● **Material provided**

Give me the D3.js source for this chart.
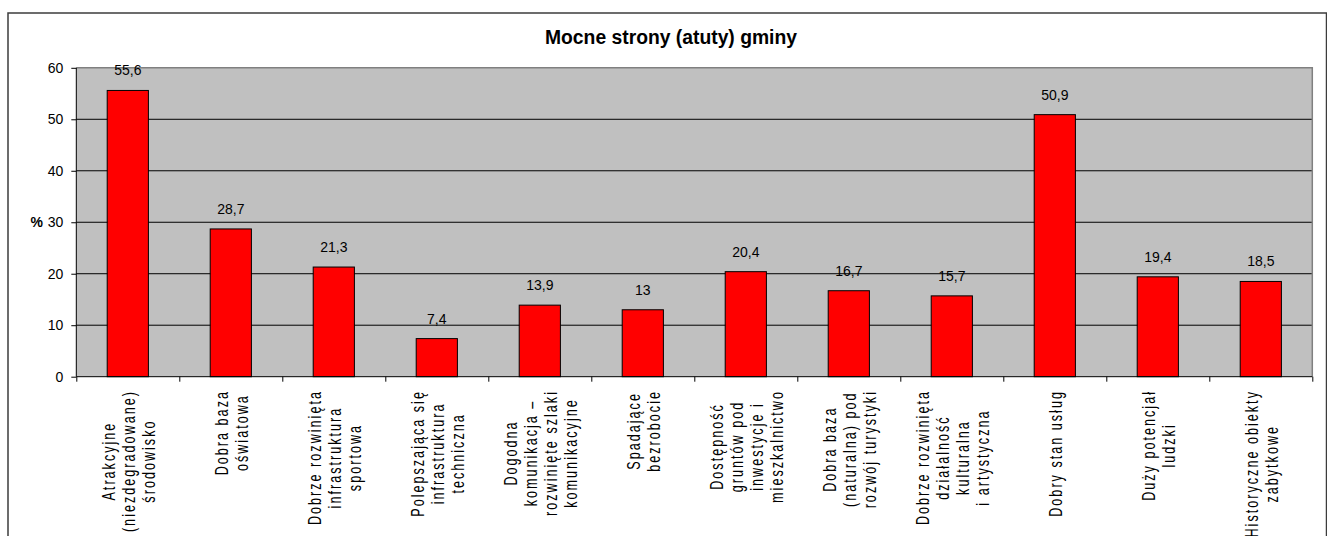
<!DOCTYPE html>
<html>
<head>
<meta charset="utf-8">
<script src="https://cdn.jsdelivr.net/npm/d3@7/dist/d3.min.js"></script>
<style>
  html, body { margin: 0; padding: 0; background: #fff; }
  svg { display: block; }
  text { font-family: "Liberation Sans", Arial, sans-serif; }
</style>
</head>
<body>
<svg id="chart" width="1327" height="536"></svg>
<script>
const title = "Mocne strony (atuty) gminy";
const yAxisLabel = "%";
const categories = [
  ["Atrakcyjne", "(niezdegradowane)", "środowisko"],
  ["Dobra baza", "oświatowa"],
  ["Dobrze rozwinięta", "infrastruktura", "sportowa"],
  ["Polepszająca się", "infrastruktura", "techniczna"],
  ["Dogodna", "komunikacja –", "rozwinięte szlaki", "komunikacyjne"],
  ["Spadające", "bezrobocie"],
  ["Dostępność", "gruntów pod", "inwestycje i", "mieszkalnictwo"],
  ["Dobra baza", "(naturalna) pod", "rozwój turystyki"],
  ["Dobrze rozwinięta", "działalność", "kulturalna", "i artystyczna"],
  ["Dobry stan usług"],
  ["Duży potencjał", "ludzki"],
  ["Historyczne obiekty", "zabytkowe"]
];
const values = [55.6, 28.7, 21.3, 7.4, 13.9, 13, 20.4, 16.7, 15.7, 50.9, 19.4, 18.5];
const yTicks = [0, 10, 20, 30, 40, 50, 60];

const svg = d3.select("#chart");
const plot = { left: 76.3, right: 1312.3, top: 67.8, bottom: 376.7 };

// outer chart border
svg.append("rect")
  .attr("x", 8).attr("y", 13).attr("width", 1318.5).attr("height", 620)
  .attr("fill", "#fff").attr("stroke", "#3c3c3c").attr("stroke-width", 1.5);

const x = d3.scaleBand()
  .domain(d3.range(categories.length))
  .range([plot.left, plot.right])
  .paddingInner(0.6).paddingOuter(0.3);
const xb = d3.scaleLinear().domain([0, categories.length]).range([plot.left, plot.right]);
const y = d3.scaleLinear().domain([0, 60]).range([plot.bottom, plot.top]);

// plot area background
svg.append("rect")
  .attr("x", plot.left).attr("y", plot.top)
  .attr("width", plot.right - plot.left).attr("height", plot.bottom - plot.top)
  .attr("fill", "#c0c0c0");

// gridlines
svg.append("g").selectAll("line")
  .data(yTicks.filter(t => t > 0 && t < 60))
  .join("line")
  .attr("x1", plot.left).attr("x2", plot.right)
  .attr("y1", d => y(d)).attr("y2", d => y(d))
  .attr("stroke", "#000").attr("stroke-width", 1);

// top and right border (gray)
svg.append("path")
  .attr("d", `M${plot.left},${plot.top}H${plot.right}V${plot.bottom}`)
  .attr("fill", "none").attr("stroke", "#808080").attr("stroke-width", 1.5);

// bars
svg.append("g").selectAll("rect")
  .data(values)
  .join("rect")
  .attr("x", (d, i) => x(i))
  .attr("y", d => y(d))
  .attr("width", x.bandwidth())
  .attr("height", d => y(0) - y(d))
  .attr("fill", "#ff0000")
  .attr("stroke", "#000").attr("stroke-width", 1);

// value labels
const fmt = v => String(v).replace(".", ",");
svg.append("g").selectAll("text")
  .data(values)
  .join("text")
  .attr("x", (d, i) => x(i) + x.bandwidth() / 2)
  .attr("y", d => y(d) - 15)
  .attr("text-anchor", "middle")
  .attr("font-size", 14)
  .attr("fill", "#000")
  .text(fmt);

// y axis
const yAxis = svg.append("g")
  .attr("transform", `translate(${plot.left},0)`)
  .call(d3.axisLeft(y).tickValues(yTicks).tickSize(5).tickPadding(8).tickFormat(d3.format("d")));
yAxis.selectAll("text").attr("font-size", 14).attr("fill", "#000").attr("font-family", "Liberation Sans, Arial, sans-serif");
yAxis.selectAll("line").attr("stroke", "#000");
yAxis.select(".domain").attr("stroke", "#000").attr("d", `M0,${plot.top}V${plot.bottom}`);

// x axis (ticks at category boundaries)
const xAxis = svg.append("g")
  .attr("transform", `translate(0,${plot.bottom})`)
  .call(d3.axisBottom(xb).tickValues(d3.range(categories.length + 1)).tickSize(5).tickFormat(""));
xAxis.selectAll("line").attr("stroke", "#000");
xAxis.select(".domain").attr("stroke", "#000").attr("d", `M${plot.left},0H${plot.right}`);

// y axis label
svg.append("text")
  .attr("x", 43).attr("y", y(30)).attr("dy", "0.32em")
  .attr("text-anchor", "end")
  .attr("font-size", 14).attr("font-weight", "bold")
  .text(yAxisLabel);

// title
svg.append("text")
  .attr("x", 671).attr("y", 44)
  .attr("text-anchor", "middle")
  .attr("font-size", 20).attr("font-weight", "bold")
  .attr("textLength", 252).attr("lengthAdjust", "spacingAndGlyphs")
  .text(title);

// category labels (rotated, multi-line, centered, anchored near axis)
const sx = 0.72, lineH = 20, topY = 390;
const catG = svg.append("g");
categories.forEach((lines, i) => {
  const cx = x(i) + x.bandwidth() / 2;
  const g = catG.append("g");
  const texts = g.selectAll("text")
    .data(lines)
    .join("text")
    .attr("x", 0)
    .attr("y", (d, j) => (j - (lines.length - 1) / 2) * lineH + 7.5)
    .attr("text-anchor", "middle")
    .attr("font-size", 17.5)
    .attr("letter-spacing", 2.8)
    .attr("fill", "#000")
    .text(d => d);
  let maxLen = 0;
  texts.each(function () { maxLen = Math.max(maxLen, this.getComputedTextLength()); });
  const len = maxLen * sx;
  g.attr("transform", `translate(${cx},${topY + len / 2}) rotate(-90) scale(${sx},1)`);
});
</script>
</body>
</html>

● **Problem**
Pictures excluded, quote all the data above exactly.

● **Result of the exercise**
Give me the D3.js source for this chart.
<!DOCTYPE html>
<html>
<head>
<meta charset="utf-8">
<script src="https://cdn.jsdelivr.net/npm/d3@7/dist/d3.min.js"></script>
<style>
  html, body { margin: 0; padding: 0; background: #fff; }
  svg { display: block; }
  text { font-family: "Liberation Sans", Arial, sans-serif; }
</style>
</head>
<body>
<svg id="chart" width="1327" height="536"></svg>
<script>
const title = "Mocne strony (atuty) gminy";
const yAxisLabel = "%";
const categories = [
  ["Atrakcyjne", "(niezdegradowane)", "środowisko"],
  ["Dobra baza", "oświatowa"],
  ["Dobrze rozwinięta", "infrastruktura", "sportowa"],
  ["Polepszająca się", "infrastruktura", "techniczna"],
  ["Dogodna", "komunikacja –", "rozwinięte szlaki", "komunikacyjne"],
  ["Spadające", "bezrobocie"],
  ["Dostępność", "gruntów pod", "inwestycje i", "mieszkalnictwo"],
  ["Dobra baza", "(naturalna) pod", "rozwój turystyki"],
  ["Dobrze rozwinięta", "działalność", "kulturalna", "i artystyczna"],
  ["Dobry stan usług"],
  ["Duży potencjał", "ludzki"],
  ["Historyczne obiekty", "zabytkowe"]
];
const values = [55.6, 28.7, 21.3, 7.4, 13.9, 13, 20.4, 16.7, 15.7, 50.9, 19.4, 18.5];
const yTicks = [0, 10, 20, 30, 40, 50, 60];

const svg = d3.select("#chart");
const plot = { left: 76.3, right: 1312.3, top: 67.8, bottom: 376.7 };

// outer chart border
svg.append("rect")
  .attr("x", 8).attr("y", 13).attr("width", 1318.5).attr("height", 620)
  .attr("fill", "#fff").attr("stroke", "#3c3c3c").attr("stroke-width", 1.5);

const x = d3.scaleBand()
  .domain(d3.range(categories.length))
  .range([plot.left, plot.right])
  .paddingInner(0.6).paddingOuter(0.3);
const xb = d3.scaleLinear().domain([0, categories.length]).range([plot.left, plot.right]);
const y = d3.scaleLinear().domain([0, 60]).range([plot.bottom, plot.top]);

// plot area background
svg.append("rect")
  .attr("x", plot.left).attr("y", plot.top)
  .attr("width", plot.right - plot.left).attr("height", plot.bottom - plot.top)
  .attr("fill", "#c0c0c0");

// gridlines
svg.append("g").selectAll("line")
  .data(yTicks.filter(t => t > 0 && t < 60))
  .join("line")
  .attr("x1", plot.left).attr("x2", plot.right)
  .attr("y1", d => y(d)).attr("y2", d => y(d))
  .attr("stroke", "#000").attr("stroke-width", 1);

// top and right border (gray)
svg.append("path")
  .attr("d", `M${plot.left},${plot.top}H${plot.right}V${plot.bottom}`)
  .attr("fill", "none").attr("stroke", "#808080").attr("stroke-width", 1.5);

// bars
svg.append("g").selectAll("rect")
  .data(values)
  .join("rect")
  .attr("x", (d, i) => x(i))
  .attr("y", d => y(d))
  .attr("width", x.bandwidth())
  .attr("height", d => y(0) - y(d))
  .attr("fill", "#ff0000")
  .attr("stroke", "#000").attr("stroke-width", 1);

// value labels
const fmt = v => String(v).replace(".", ",");
svg.append("g").selectAll("text")
  .data(values)
  .join("text")
  .attr("x", (d, i) => x(i) + x.bandwidth() / 2)
  .attr("y", d => y(d) - 15)
  .attr("text-anchor", "middle")
  .attr("font-size", 14)
  .attr("fill", "#000")
  .text(fmt);

// y axis
const yAxis = svg.append("g")
  .attr("transform", `translate(${plot.left},0)`)
  .call(d3.axisLeft(y).tickValues(yTicks).tickSize(5).tickPadding(8).tickFormat(d3.format("d")));
yAxis.selectAll("text").attr("font-size", 14).attr("fill", "#000").attr("font-family", "Liberation Sans, Arial, sans-serif");
yAxis.selectAll("line").attr("stroke", "#000");
yAxis.select(".domain").attr("stroke", "#000").attr("d", `M0,${plot.top}V${plot.bottom}`);

// x axis (ticks at category boundaries)
const xAxis = svg.append("g")
  .attr("transform", `translate(0,${plot.bottom})`)
  .call(d3.axisBottom(xb).tickValues(d3.range(categories.length + 1)).tickSize(5).tickFormat(""));
xAxis.selectAll("line").attr("stroke", "#000");
xAxis.select(".domain").attr("stroke", "#000").attr("d", `M${plot.left},0H${plot.right}`);

// y axis label
svg.append("text")
  .attr("x", 43).attr("y", y(30)).attr("dy", "0.32em")
  .attr("text-anchor", "end")
  .attr("font-size", 14).attr("font-weight", "bold")
  .text(yAxisLabel);

// title
svg.append("text")
  .attr("x", 671).attr("y", 44)
  .attr("text-anchor", "middle")
  .attr("font-size", 20).attr("font-weight", "bold")
  .attr("textLength", 252).attr("lengthAdjust", "spacingAndGlyphs")
  .text(title);

// category labels (rotated, multi-line, centered, anchored near axis)
const sx = 0.72, lineH = 20, topY = 390;
const catG = svg.append("g");
categories.forEach((lines, i) => {
  const cx = x(i) + x.bandwidth() / 2;
  const g = catG.append("g");
  const texts = g.selectAll("text")
    .data(lines)
    .join("text")
    .attr("x", 0)
    .attr("y", (d, j) => (j - (lines.length - 1) / 2) * lineH + 7.5)
    .attr("text-anchor", "middle")
    .attr("font-size", 17.5)
    .attr("letter-spacing", 2.8)
    .attr("fill", "#000")
    .text(d => d);
  let maxLen = 0;
  texts.each(function () { maxLen = Math.max(maxLen, this.getComputedTextLength()); });
  const len = maxLen * sx;
  g.attr("transform", `translate(${cx},${topY + len / 2}) rotate(-90) scale(${sx},1)`);
});
</script>
</body>
</html>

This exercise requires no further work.